# RAW DATA:
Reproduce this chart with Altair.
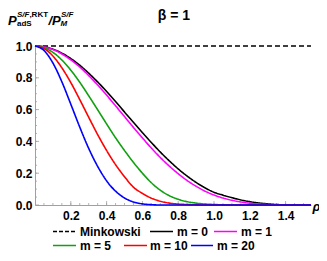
import altair as alt
import pandas as pd

# ---- data ----
rho = [0.00, 0.05, 0.10, 0.15, 0.20, 0.25, 0.30, 0.35, 0.40, 0.45, 0.50, 0.55,
       0.60, 0.65, 0.70, 0.75, 0.80, 0.85, 0.90, 0.95, 1.00, 1.05, 1.10, 1.15,
       1.20, 1.30, 1.40, 1.50, 1.542]
minkowski = [1.0, 1.0, 1.0, 1.0, 1.0, 1.0, 1.0, 1.0, 1.0, 1.0, 1.0, 1.0, 1.0, 1.0,
             1.0, 1.0, 1.0, 1.0, 1.0, 1.0, 1.0, 1.0, 1.0, 1.0, 1.0, 1.0, 1.0, 1.0, 1.0]
m0 = [1.000, 0.995, 0.980, 0.955, 0.921, 0.879, 0.829, 0.774, 0.714, 0.651, 0.585, 0.520,
      0.455, 0.393, 0.333, 0.278, 0.227, 0.182, 0.142, 0.108, 0.080, 0.062, 0.046, 0.032,
      0.021, 0.007, 0.001, 0.000, 0.000]
m1 = [1.000, 0.994, 0.978, 0.950, 0.913, 0.868, 0.814, 0.755, 0.691, 0.624, 0.556, 0.488,
      0.422, 0.358, 0.299, 0.245, 0.197, 0.154, 0.118, 0.087, 0.063, 0.044, 0.030, 0.019,
      0.011, 0.003, 0.000, 0.000, 0.000]
m5 = [1.000, 0.990, 0.960, 0.912, 0.848, 0.772, 0.687, 0.599, 0.510, 0.423, 0.343, 0.268,
      0.200, 0.140, 0.093, 0.059, 0.036, 0.021, 0.012, 0.006, 0.003, 0.001, 0.000, 0.000,
      0.000, 0.000, 0.000, 0.000, 0.000]
m10 = [1.000, 0.984, 0.937, 0.863, 0.770, 0.663, 0.552, 0.443, 0.343, 0.254, 0.178, 0.112,
       0.073, 0.043, 0.024, 0.012, 0.006, 0.003, 0.001, 0.000, 0.000, 0.000, 0.000, 0.000,
       0.000, 0.000, 0.000, 0.000, 0.000]
m20 = [1.000, 0.972, 0.893, 0.775, 0.634, 0.490, 0.356, 0.243, 0.152, 0.087, 0.044, 0.019,
       0.007, 0.002, 0.000, 0.000, 0.000, 0.000, 0.000, 0.000, 0.000, 0.000, 0.000, 0.000,
       0.000, 0.000, 0.000, 0.000, 0.000]

series_names = ["Minkowski", "m = 0", "m = 1", "m = 5", "m = 10", "m = 20"]
series_values = [minkowski, m0, m1, m5, m10, m20]
series_colors = ["#000000", "#000000", "#ff00ff", "#10a010", "#ff0000", "#0000ff"]

x_major = [0.2, 0.4, 0.6, 0.8, 1.0, 1.2, 1.4]
x_minor = [round(0.05 * i, 2) for i in range(1, 31)]
y_major = [0.0, 0.2, 0.4, 0.6, 0.8, 1.0]
y_minor = [round(0.05 * i, 2) for i in range(1, 20)]

# ---- layout ----
W, H = 276, 159
FONT = "Liberation Sans"
AXIS_GRAY = "#a0a0a0"

rows = []
for name, vals in zip(series_names, series_values):
    for r, v in zip(rho, vals):
        rows.append({"rho": r, "value": v, "series": name})
df = pd.DataFrame(rows)

xscale = alt.Scale(domain=[0, 1.542], nice=False, zero=False)
yscale = alt.Scale(domain=[0, 1.0], nice=False)
xaxis = alt.Axis(values=x_major, format=".1f", title=None, grid=False,
                 ticks=False, tickSize=0, domainColor=AXIS_GRAY,
                 labelFont=FONT, labelFontSize=12, labelFontWeight="bold",
                 labelColor="#000000", labelPadding=5)
yaxis = alt.Axis(values=y_major, format=".1f", title=None, grid=False,
                 ticks=False, tickSize=0, domainColor=AXIS_GRAY,
                 labelFont=FONT, labelFontSize=12, labelFontWeight="bold",
                 labelColor="#000000", labelPadding=3)

lines = alt.Chart(df).mark_line(strokeWidth=1.6, interpolate="monotone").encode(
    x=alt.X("rho:Q", scale=xscale, axis=xaxis),
    y=alt.Y("value:Q", scale=yscale, axis=yaxis),
    color=alt.Color("series:N", scale=alt.Scale(domain=series_names, range=series_colors),
                    legend=None),
    strokeDash=alt.StrokeDash("series:N",
                              scale=alt.Scale(domain=series_names,
                                              range=[[5, 3], [1, 0], [1, 0], [1, 0], [1, 0], [1, 0]]),
                              legend=None),
    detail="series:N",
)

# inward tick marks
def xticks(vals, length):
    return alt.Chart(pd.DataFrame({"rho": vals})).mark_rule(color=AXIS_GRAY, strokeWidth=0.8).encode(
        x=alt.X("rho:Q", scale=xscale, axis=xaxis),
        y=alt.value(H), y2=alt.value(H - length))

def yticks(vals, length):
    return alt.Chart(pd.DataFrame({"value": vals})).mark_rule(color=AXIS_GRAY, strokeWidth=0.8).encode(
        y=alt.Y("value:Q", scale=yscale, axis=yaxis),
        x=alt.value(0), x2=alt.value(length))

ticks = [xticks(x_minor, 2), xticks(x_major, 4), yticks(y_minor, 2), yticks(y_major, 4)]

one = pd.DataFrame({"a": [0]})

def txt(s, x, y, size, italic=False, align="left"):
    return alt.Chart(one).mark_text(text=s, align=align, baseline="alphabetic", font=FONT,
                                    fontSize=size, fontWeight="bold",
                                    fontStyle="italic" if italic else "normal",
                                    color="#000000").encode(x=alt.value(x), y=alt.value(y))

texts = [
    txt("β = 1", 139, -26, 14, align="center"),
    txt("P", -27, -21, 13, italic=True),
    txt("S/F", -18, -29, 8, italic=True),
    txt(",RKT", -5.6, -29, 8),
    txt("adS", -18, -20, 8),
    txt("/P", 13.5, -21, 13, italic=True),
    txt("S/F", 26, -29, 8, italic=True),
    txt("M", 25.5, -20, 8, italic=True),
    txt("ρ", 277.5, 165, 13, italic=True),
]

# legend
legend_layout = [  # (symbol x0, symbol x1, text x, baseline y)
    (18, 41, 45, 190),
    (115, 138, 142, 190),
    (179, 202, 206, 190),
    (18, 41, 45, 204),
    (89, 112, 115, 204),
    (156, 178, 182, 204),
]
legend_layers = []
for name, col, (sx0, sx1, tx, ty) in zip(series_names, series_colors, legend_layout):
    dash = [4, 2] if name == "Minkowski" else [1, 0]
    legend_layers.append(
        alt.Chart(one).mark_rule(color=col, strokeWidth=1.6, strokeDash=dash).encode(
            x=alt.value(sx0), x2=alt.value(sx1), y=alt.value(ty - 4.5)))
    legend_layers.append(txt(name, tx, ty, 12))

chart = alt.layer(*ticks, lines, *texts, *legend_layers).properties(
    width=W, height=H,
    padding={"left": 27, "top": 38, "right": 8, "bottom": 48},
    autosize=alt.AutoSizeParams(type="none"),
).configure_view(stroke=None)

chart.save("out.html", embed_options={"renderer": "svg", "actions": False})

# REQUIREMENT:
Extract, word for word, each line from the top of the data down to and including the line with "import pandas as pd"; skip the pictures.

# RESULT OF THIS EXERCISE:
Reproduce this chart with Altair.
import altair as alt
import pandas as pd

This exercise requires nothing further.